The Federal Communications Commission met today to vote on a series of proposed rules. Typically this isn't all that exciting, but one of the rules, requiring television broadcasters to publish online public documents disclosing the amounts they charge political campaigns for advertisements, sparked a fight between the broadcasters and good government groups.
OK, that's still not terribly exciting, but this gets interesting, I promise. Big media conglomerates (News Corp., Gannett, Allbritton, Disney, etc.) lobbied against the rule's passage, arguing that publishing the data online would put them at a competitive disadvantage. In spite of that opposition, the rule passed today on a 2-1 vote. As TechPresident ably documented, several media outlets owned by these companies completely ignored the story in the weeks leading up to the vote, among them Gannett-owned USA Today, which still has yet to report on the measure. (Gannett “operates 23 television stations in 19 U.S. markets,” per their corporate website.)
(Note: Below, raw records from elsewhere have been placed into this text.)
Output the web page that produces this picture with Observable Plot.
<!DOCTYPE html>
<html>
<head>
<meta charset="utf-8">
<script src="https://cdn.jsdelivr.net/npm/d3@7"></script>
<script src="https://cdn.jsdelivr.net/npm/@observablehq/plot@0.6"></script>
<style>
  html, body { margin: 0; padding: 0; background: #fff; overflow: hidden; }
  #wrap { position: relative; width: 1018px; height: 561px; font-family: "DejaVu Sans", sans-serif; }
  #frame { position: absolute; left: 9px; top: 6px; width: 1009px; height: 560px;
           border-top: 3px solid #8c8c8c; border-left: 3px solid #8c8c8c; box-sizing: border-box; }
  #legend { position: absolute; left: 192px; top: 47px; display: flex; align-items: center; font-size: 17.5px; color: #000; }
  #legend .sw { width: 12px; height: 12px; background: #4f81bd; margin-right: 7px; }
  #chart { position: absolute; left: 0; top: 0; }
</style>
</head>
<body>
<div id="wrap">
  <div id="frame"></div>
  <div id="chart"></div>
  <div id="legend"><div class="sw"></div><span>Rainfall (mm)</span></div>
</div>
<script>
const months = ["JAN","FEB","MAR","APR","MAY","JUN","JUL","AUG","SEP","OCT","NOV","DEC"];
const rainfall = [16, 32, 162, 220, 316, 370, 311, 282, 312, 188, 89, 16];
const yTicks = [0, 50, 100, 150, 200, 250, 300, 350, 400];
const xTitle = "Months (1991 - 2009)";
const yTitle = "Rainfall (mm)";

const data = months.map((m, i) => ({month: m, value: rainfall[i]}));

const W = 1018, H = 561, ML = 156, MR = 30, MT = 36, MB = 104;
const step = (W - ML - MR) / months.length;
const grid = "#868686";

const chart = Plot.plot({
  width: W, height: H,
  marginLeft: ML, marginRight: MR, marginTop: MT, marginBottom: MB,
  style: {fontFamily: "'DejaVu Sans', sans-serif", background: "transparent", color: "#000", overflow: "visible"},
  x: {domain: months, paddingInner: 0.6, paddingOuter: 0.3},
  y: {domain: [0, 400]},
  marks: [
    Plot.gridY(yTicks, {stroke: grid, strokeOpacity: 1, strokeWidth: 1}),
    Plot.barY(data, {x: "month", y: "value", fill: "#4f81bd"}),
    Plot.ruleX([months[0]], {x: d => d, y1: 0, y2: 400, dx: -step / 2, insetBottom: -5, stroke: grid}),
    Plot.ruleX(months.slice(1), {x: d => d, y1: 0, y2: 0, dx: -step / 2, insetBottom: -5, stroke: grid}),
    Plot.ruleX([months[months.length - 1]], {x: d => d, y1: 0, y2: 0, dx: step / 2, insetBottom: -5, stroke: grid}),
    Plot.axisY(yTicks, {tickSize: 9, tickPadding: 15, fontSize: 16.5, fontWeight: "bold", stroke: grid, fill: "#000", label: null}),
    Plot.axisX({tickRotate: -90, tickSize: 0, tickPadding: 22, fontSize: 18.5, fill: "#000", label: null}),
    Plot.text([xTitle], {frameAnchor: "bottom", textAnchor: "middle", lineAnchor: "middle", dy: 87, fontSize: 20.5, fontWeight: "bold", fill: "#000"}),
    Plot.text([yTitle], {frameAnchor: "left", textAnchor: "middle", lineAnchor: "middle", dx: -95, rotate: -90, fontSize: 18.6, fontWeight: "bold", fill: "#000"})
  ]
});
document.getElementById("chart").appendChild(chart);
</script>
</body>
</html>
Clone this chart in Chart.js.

I'm singling out USA Today here not just because they haven't said a single word about the vote, but because this afternoon the paper published a write-up of a separate measure the FCC voted on this morning that aims to stop unauthorized charges from appearing on phone bills, a practice known as “cramming.” The FCC's vote on the “cramming” rule took place right before the vote on the ad disclosure measure.
Why cover the “cramming” rule but not the ad disclosure rule? I sent a request for comment to USA Today and will update if they respond, but their coverage thus far gives the impression that the paper has an interest covering the rules that pass FCC muster, just not the one its parent company lobbies against.